İNSAN

in #turkeylast year

Merhabalar, umarım iyisinizdir. Bu satırları Türkçe yazacağım, ya uzun ya da kısa tutacağım. Ne yapacağım bilemiyorum çünkü kafam çok karışık.

İnsanları anlamakta güçlük çeker hâle geldim, ne yaptıklarını ve ne yapacaklarını kestiremiyorum. İnsanlar büyük bir mutasyona uğradı, bilim adamları fiziksel olarak düşünüyor olabilirdi bunu fakat ruhsal olarak mutasyona uğradı. Önceden iki yüzlüydük fakat artık alternatif olarak bir çok yüzümüz meydana geldi, gelmedi mi? Hangimiz masum kalabildik bu düzende? Hangimiz saflığımızı yitirmedik ki? Tabiki fazla abartmadık biz, iyi kalamadık ama iyi olmayı bırakmadık fakat iyi olmayı bırakanlar oldu. Bırakanlar çoğaldı ve bizlere yükler emanet etti.

İnsanlar "hamallığı" zor iş olarak görüyorlar, oysa hepimiz birer hamalız. Onlar sadece bir malzemeyi sırtlarında taşıyor fakat yerine bıraktıkları zaman nefes alabiliyorlar. İnsanlar insanlığa malzeme oldular, nasıl becerdilerse son zamanlarda tam anlamıyla ruhsuz ve kalpsiz oldular. 3. Ve 4. Yüzlerini ortaya koyup rahat şekilde kalp kırmaya başladılar. Her kalp kırgınlığı aklımız ve gönlümüze birer yük değil miydi?

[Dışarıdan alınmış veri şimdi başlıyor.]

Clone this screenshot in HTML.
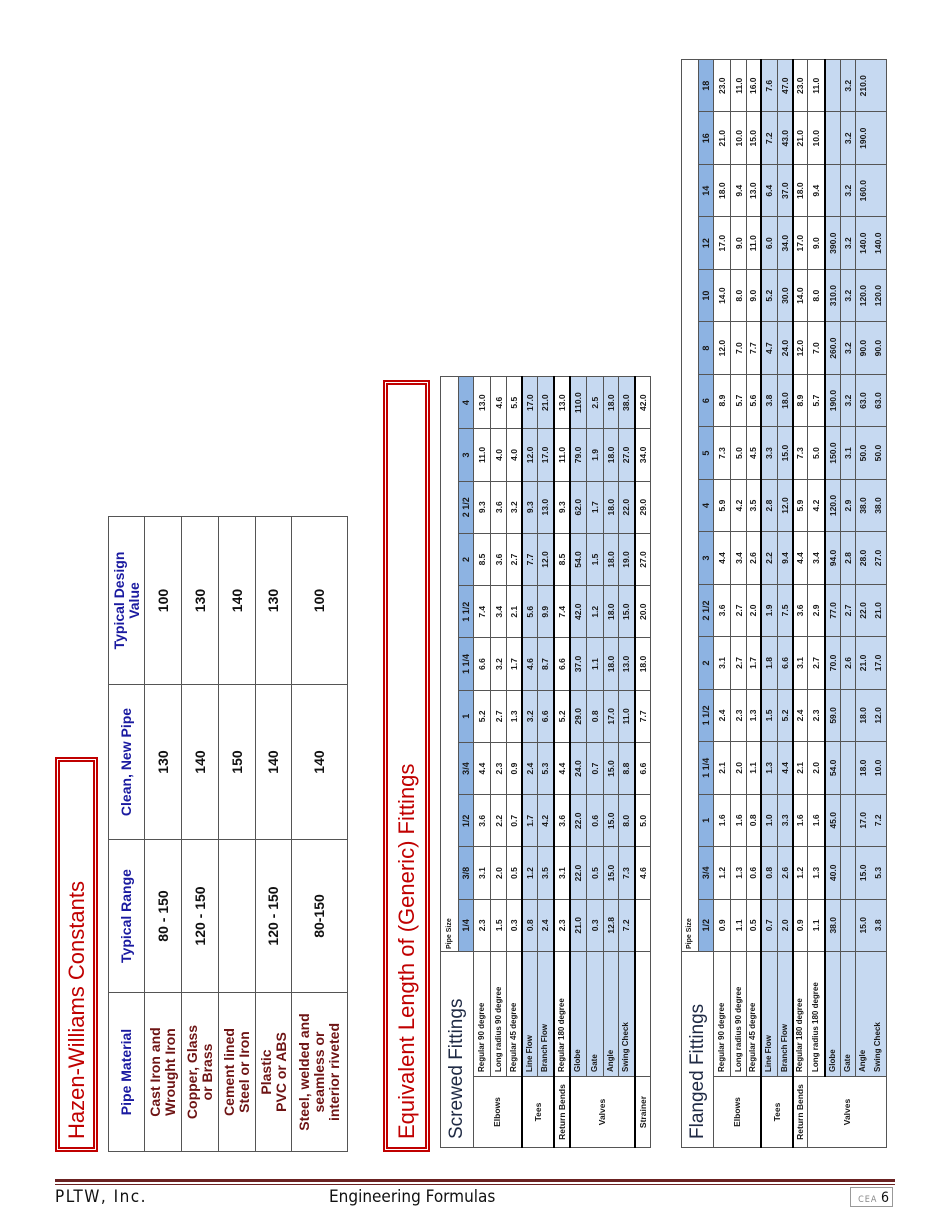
<!DOCTYPE html>
<html><head><meta charset="utf-8">
<style>
html,body{margin:0;padding:0;background:#fff;}
body{width:950px;height:1230px;position:relative;overflow:hidden;font-family:"Liberation Sans",sans-serif;}
#rot{position:absolute;left:0;top:0;width:1230px;height:950px;transform-origin:0 0;transform:translate(0,1230px) rotate(-90deg);}
.box{position:absolute;border:5px double #c00000;box-sizing:border-box;color:#c00000;line-height:1;display:flex;align-items:center;padding-left:8px;}
table{position:absolute;border-collapse:collapse;table-layout:fixed;}
td{padding:0;overflow:hidden;white-space:nowrap;}
.hz td{border:1px solid #555;text-align:center;font-weight:bold;font-size:14px;line-height:15px;font-family:"Liberation Sans Narrow","Liberation Sans",sans-serif;color:#111;}
.hz .h{color:#1a1aa0;}
.hz .m{color:#6e1414;}
.ft td{border:1px solid #555;text-align:center;font-weight:bold;font-size:8.5px;color:#1a1a1a;line-height:10px;}
.ft td.l{text-align:left;padding-left:4px;font-size:8px;}
.ft td.c{background:#fff;font-size:8.5px;}
.ft .b td{background:#c6d9f1;}
.ft .b td.c{background:#fff;}
.ft tr.hd td{background:#8db3e2;font-size:9px;}
.ft tr.t td{border-top:2px solid #000;}
.ft td.ttl{font-weight:normal;font-size:19px;color:#1f2a44;text-align:left;padding-left:8px;background:#fff;}
.ft td.ps{font-size:7px;text-align:left;padding-left:2px;border-bottom:none;background:#fff;}
.nb td{border-bottom:none;}
.nt td{border-top:none;}
#foot{position:absolute;left:55px;top:1179px;width:840px;}
</style></head><body>
<div id="rot">
  <div class="box" style="left:78px;top:55px;width:395px;height:43px;font-size:22px;">Hazen-Williams Constants</div>
  <table class="hz" style="left:78px;top:108px;width:635px;">
    <colgroup><col style="width:159px"><col style="width:153px"><col style="width:155px"><col style="width:168px"></colgroup>
    <tr style="height:36px"><td class="h">Pipe Material</td><td class="h">Typical Range</td><td class="h">Clean, New Pipe</td><td class="h">Typical Design<br>Value</td></tr>
    <tr style="height:37px"><td class="m">Cast Iron and<br>Wrought Iron</td><td>80 - 150</td><td>130</td><td>100</td></tr>
    <tr style="height:37px"><td class="m">Copper, Glass<br>or Brass</td><td>120 - 150</td><td>140</td><td>130</td></tr>
    <tr style="height:37px"><td class="m">Cement lined<br>Steel or Iron</td><td></td><td>150</td><td>140</td></tr>
    <tr style="height:36px"><td class="m">Plastic<br>PVC or ABS</td><td>120 - 150</td><td>140</td><td>130</td></tr>
    <tr style="height:56px"><td class="m">Steel, welded and<br>seamless or<br>interior riveted</td><td>80-150</td><td>140</td><td>100</td></tr>
  </table>

  <div class="box" style="left:78px;top:383px;width:772px;height:47px;font-size:22px;">Equivalent Length of (Generic) Fittings</div>

  <table class="ft" style="left:82px;top:440px;width:772px;">
    <colgroup><col style="width:71px"><col style="width:125px"><col span="11"></colgroup>
    <tr style="height:18px"><td class="ttl" colspan="2" rowspan="2">Screwed Fittings</td><td class="ps" colspan="11">Pipe Size</td></tr>
    <tr class="hd" style="height:15px"><td>1/4</td><td>3/8</td><td>1/2</td><td>3/4</td><td>1</td><td>1 1/4</td><td>1 1/2</td><td>2</td><td>2 1/2</td><td>3</td><td>4</td></tr>
    <tr style="height:17px"><td class="c" rowspan="3">Elbows</td><td class="l">Regular 90 degree</td><td>2.3</td><td>3.1</td><td>3.6</td><td>4.4</td><td>5.2</td><td>6.6</td><td>7.4</td><td>8.5</td><td>9.3</td><td>11.0</td><td>13.0</td></tr>
    <tr style="height:16px"><td class="l">Long radius 90 degree</td><td>1.5</td><td>2.0</td><td>2.2</td><td>2.3</td><td>2.7</td><td>3.2</td><td>3.4</td><td>3.6</td><td>3.6</td><td>4.0</td><td>4.6</td></tr>
    <tr style="height:15px"><td class="l">Regular 45 degree</td><td>0.3</td><td>0.5</td><td>0.7</td><td>0.9</td><td>1.3</td><td>1.7</td><td>2.1</td><td>2.7</td><td>3.2</td><td>4.0</td><td>5.5</td></tr>
    <tr class="b t" style="height:16px"><td class="c" rowspan="2">Tees</td><td class="l">Line Flow</td><td>0.8</td><td>1.2</td><td>1.7</td><td>2.4</td><td>3.2</td><td>4.6</td><td>5.6</td><td>7.7</td><td>9.3</td><td>12.0</td><td>17.0</td></tr>
    <tr class="b" style="height:16px"><td class="l">Branch Flow</td><td>2.4</td><td>3.5</td><td>4.2</td><td>5.3</td><td>6.6</td><td>8.7</td><td>9.9</td><td>12.0</td><td>13.0</td><td>17.0</td><td>21.0</td></tr>
    <tr class="t" style="height:16px"><td class="c">Return Bends</td><td class="l">Regular 180 degree</td><td>2.3</td><td>3.1</td><td>3.6</td><td>4.4</td><td>5.2</td><td>6.6</td><td>7.4</td><td>8.5</td><td>9.3</td><td>11.0</td><td>13.0</td></tr>
    <tr class="b t" style="height:17px"><td class="c" rowspan="4">Valves</td><td class="l">Globe</td><td>21.0</td><td>22.0</td><td>22.0</td><td>24.0</td><td>29.0</td><td>37.0</td><td>42.0</td><td>54.0</td><td>62.0</td><td>79.0</td><td>110.0</td></tr>
    <tr class="b" style="height:17px"><td class="l">Gate</td><td>0.3</td><td>0.5</td><td>0.6</td><td>0.7</td><td>0.8</td><td>1.1</td><td>1.2</td><td>1.5</td><td>1.7</td><td>1.9</td><td>2.5</td></tr>
    <tr class="b" style="height:15px"><td class="l">Angle</td><td>12.8</td><td>15.0</td><td>15.0</td><td>15.0</td><td>17.0</td><td>18.0</td><td>18.0</td><td>18.0</td><td>18.0</td><td>18.0</td><td>18.0</td></tr>
    <tr class="b" style="height:16px"><td class="l">Swing Check</td><td>7.2</td><td>7.3</td><td>8.0</td><td>8.8</td><td>11.0</td><td>13.0</td><td>15.0</td><td>19.0</td><td>22.0</td><td>27.0</td><td>38.0</td></tr>
    <tr class="t" style="height:16px"><td class="c">Strainer</td><td></td><td></td><td>4.6</td><td>5.0</td><td>6.6</td><td>7.7</td><td>18.0</td><td>20.0</td><td>27.0</td><td>29.0</td><td>34.0</td><td>42.0</td></tr>
  </table>

  <table class="ft" style="left:82px;top:681px;width:1089px;">
    <colgroup><col style="width:71px"><col style="width:125px"><col span="17"></colgroup>
    <tr style="height:17px"><td class="ttl" colspan="2" rowspan="2">Flanged Fittings</td><td class="ps" colspan="17">Pipe Size</td></tr>
    <tr class="hd" style="height:15px"><td>1/2</td><td>3/4</td><td>1</td><td>1 1/4</td><td>1 1/2</td><td>2</td><td>2 1/2</td><td>3</td><td>4</td><td>5</td><td>6</td><td>8</td><td>10</td><td>12</td><td>14</td><td>16</td><td>18</td></tr>
    <tr style="height:17px"><td class="c" rowspan="3">Elbows</td><td class="l">Regular 90 degree</td><td>0.9</td><td>1.2</td><td>1.6</td><td>2.1</td><td>2.4</td><td>3.1</td><td>3.6</td><td>4.4</td><td>5.9</td><td>7.3</td><td>8.9</td><td>12.0</td><td>14.0</td><td>17.0</td><td>18.0</td><td>21.0</td><td>23.0</td></tr>
    <tr style="height:16px"><td class="l">Long radius 90 degree</td><td>1.1</td><td>1.3</td><td>1.6</td><td>2.0</td><td>2.3</td><td>2.7</td><td>2.7</td><td>3.4</td><td>4.2</td><td>5.0</td><td>5.7</td><td>7.0</td><td>8.0</td><td>9.0</td><td>9.4</td><td>10.0</td><td>11.0</td></tr>
    <tr style="height:14px"><td class="l">Regular 45 degree</td><td>0.5</td><td>0.6</td><td>0.8</td><td>1.1</td><td>1.3</td><td>1.7</td><td>2.0</td><td>2.6</td><td>3.5</td><td>4.5</td><td>5.6</td><td>7.7</td><td>9.0</td><td>11.0</td><td>13.0</td><td>15.0</td><td>16.0</td></tr>
    <tr class="b t" style="height:17px"><td class="c" rowspan="2">Tees</td><td class="l">Line Flow</td><td>0.7</td><td>0.8</td><td>1.0</td><td>1.3</td><td>1.5</td><td>1.8</td><td>1.9</td><td>2.2</td><td>2.8</td><td>3.3</td><td>3.8</td><td>4.7</td><td>5.2</td><td>6.0</td><td>6.4</td><td>7.2</td><td>7.6</td></tr>
    <tr class="b" style="height:15px"><td class="l">Branch Flow</td><td>2.0</td><td>2.6</td><td>3.3</td><td>4.4</td><td>5.2</td><td>6.6</td><td>7.5</td><td>9.4</td><td>12.0</td><td>15.0</td><td>18.0</td><td>24.0</td><td>30.0</td><td>34.0</td><td>37.0</td><td>43.0</td><td>47.0</td></tr>
    <tr class="t" style="height:15px"><td class="c">Return Bends</td><td class="l">Regular 180 degree</td><td>0.9</td><td>1.2</td><td>1.6</td><td>2.1</td><td>2.4</td><td>3.1</td><td>3.6</td><td>4.4</td><td>5.9</td><td>7.3</td><td>8.9</td><td>12.0</td><td>14.0</td><td>17.0</td><td>18.0</td><td>21.0</td><td>23.0</td></tr>
    <tr style="height:17px"><td class="c" rowspan="5">Valves</td><td class="l">Long radius 180 degree</td><td>1.1</td><td>1.3</td><td>1.6</td><td>2.0</td><td>2.3</td><td>2.7</td><td>2.9</td><td>3.4</td><td>4.2</td><td>5.0</td><td>5.7</td><td>7.0</td><td>8.0</td><td>9.0</td><td>9.4</td><td>10.0</td><td>11.0</td></tr>
    <tr class="b t" style="height:16px"><td class="l">Globe</td><td>38.0</td><td>40.0</td><td>45.0</td><td>54.0</td><td>59.0</td><td>70.0</td><td>77.0</td><td>94.0</td><td>120.0</td><td>150.0</td><td>190.0</td><td>260.0</td><td>310.0</td><td>390.0</td><td></td><td></td><td></td></tr>
    <tr class="b" style="height:15px"><td class="l">Gate</td><td></td><td></td><td></td><td></td><td></td><td>2.6</td><td>2.7</td><td>2.8</td><td>2.9</td><td>3.1</td><td>3.2</td><td>3.2</td><td>3.2</td><td>3.2</td><td>3.2</td><td>3.2</td><td>3.2</td></tr>
    <tr class="b nb" style="height:15px"><td class="l">Angle</td><td>15.0</td><td>15.0</td><td>17.0</td><td>18.0</td><td>18.0</td><td>21.0</td><td>22.0</td><td>28.0</td><td>38.0</td><td>50.0</td><td>63.0</td><td>90.0</td><td>120.0</td><td>140.0</td><td>160.0</td><td>190.0</td><td>210.0</td></tr>
    <tr class="b nt" style="height:16px"><td class="l">Swing Check</td><td>3.8</td><td>5.3</td><td>7.2</td><td>10.0</td><td>12.0</td><td>17.0</td><td>21.0</td><td>27.0</td><td>38.0</td><td>50.0</td><td>63.0</td><td>90.0</td><td>120.0</td><td>140.0</td><td></td><td></td><td></td></tr>
  </table>
</div>

<div id="foot">
  <div style="height:3px;background:#6b2222;"></div>
  <div style="height:1px;margin-top:2px;background:#6b2222;"></div>
  <div style="position:absolute;left:0;top:8px;font-size:17px;color:#111;letter-spacing:1.5px;font-family:'DejaVu Sans Condensed','Liberation Sans Narrow','Liberation Sans',sans-serif;">PLTW, Inc.</div>
  <div style="position:absolute;left:274px;top:8px;font-size:17px;color:#111;font-family:'DejaVu Sans Condensed','Liberation Sans Narrow','Liberation Sans',sans-serif;">Engineering Formulas</div>
  <div style="position:absolute;left:795px;top:8px;width:43px;height:20px;border:1px solid #999;box-sizing:border-box;text-align:right;padding-right:3px;line-height:18px;font-family:'DejaVu Sans Condensed','Liberation Sans',sans-serif;"><span style="font-size:9px;color:#888;letter-spacing:1px;">CEA </span><span style="font-size:14px;color:#111;">6</span></div>
</div>
</body></html>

Hangimiz gerçekten kırıldığımız gün kendimize gelebildik?. Bize yüklenen yükler görünmediği için bir ağırlık kavramı yoktu, eğer sırtımıza veyahut elimize bir malzeme verilseydi bıraktığımız zaman soluklanabilirdik. Bize yük emanet edip gidenler yüksüz mü kalır zannediyorlar? Onlarında dünya yükü taşıyacakları vakitleri var fakat şuan onlar bizlere yük yüklemek ile mükelleftiler.

Kırıldığını Düşündükçe daha da kırılır insanoğlu, yükü düşünmeyi bıraktığı zaman hafifler. Bir ağaç ekmeyi düşünün. Bunun vereceği meyveyi siz seçecek olduğunuz için zamanı geldiğinde büyüyünce size ne vereceğini de bilirsiniz değil mi? Elma ağacı dikerseniz elma verir, armut ise armut verir. Ağacı dikeceğimiz yer bizim gönlümüzdür, gönlümüze neyi ekersek onu büyütürüz. Eğer bizler gönlümüze güzel bakmazsak zamanla verimsiz hâle gelir, aynı kalp kırmayı normal gören insanlar gibi oluruz. Bizim gönlümüzün güzelleşmesi "anlayışlı" olmaktan geçer. İnsanın 1 yüzü vardır, yalan söyler ve arkasından konuştuğunun yüzüne gülerse bu 2. Yüzünün olduğunu ortaya koyar.

Kalp kırıp bunu anlar ve hatadan dönmeyen 3. Yüzüyle yaşar, 4. Yüz ise bence "empatiyi" unutmuş insandır. Zaten empatiyi unuttuğumuz için böyle olmadık mı efendiler? Bizler nasıl oldu da gönlümüzü karartabildik böyle?

Zorlu bir coğrafya'da zor şartlı bir memlekette kâh güldük kâh ağladık ve büyüdük. Hepimizin bir fakir ve zor anısı vardır, fakat bence buralarda gezinen hatta buraya kadar bu yazıyı okumuş insan kötü değildir, zaten sorunumuzda kötülük değil. Farkındalıktan farkında olmadan uzaklaşmak, bizler sevince güzeliz.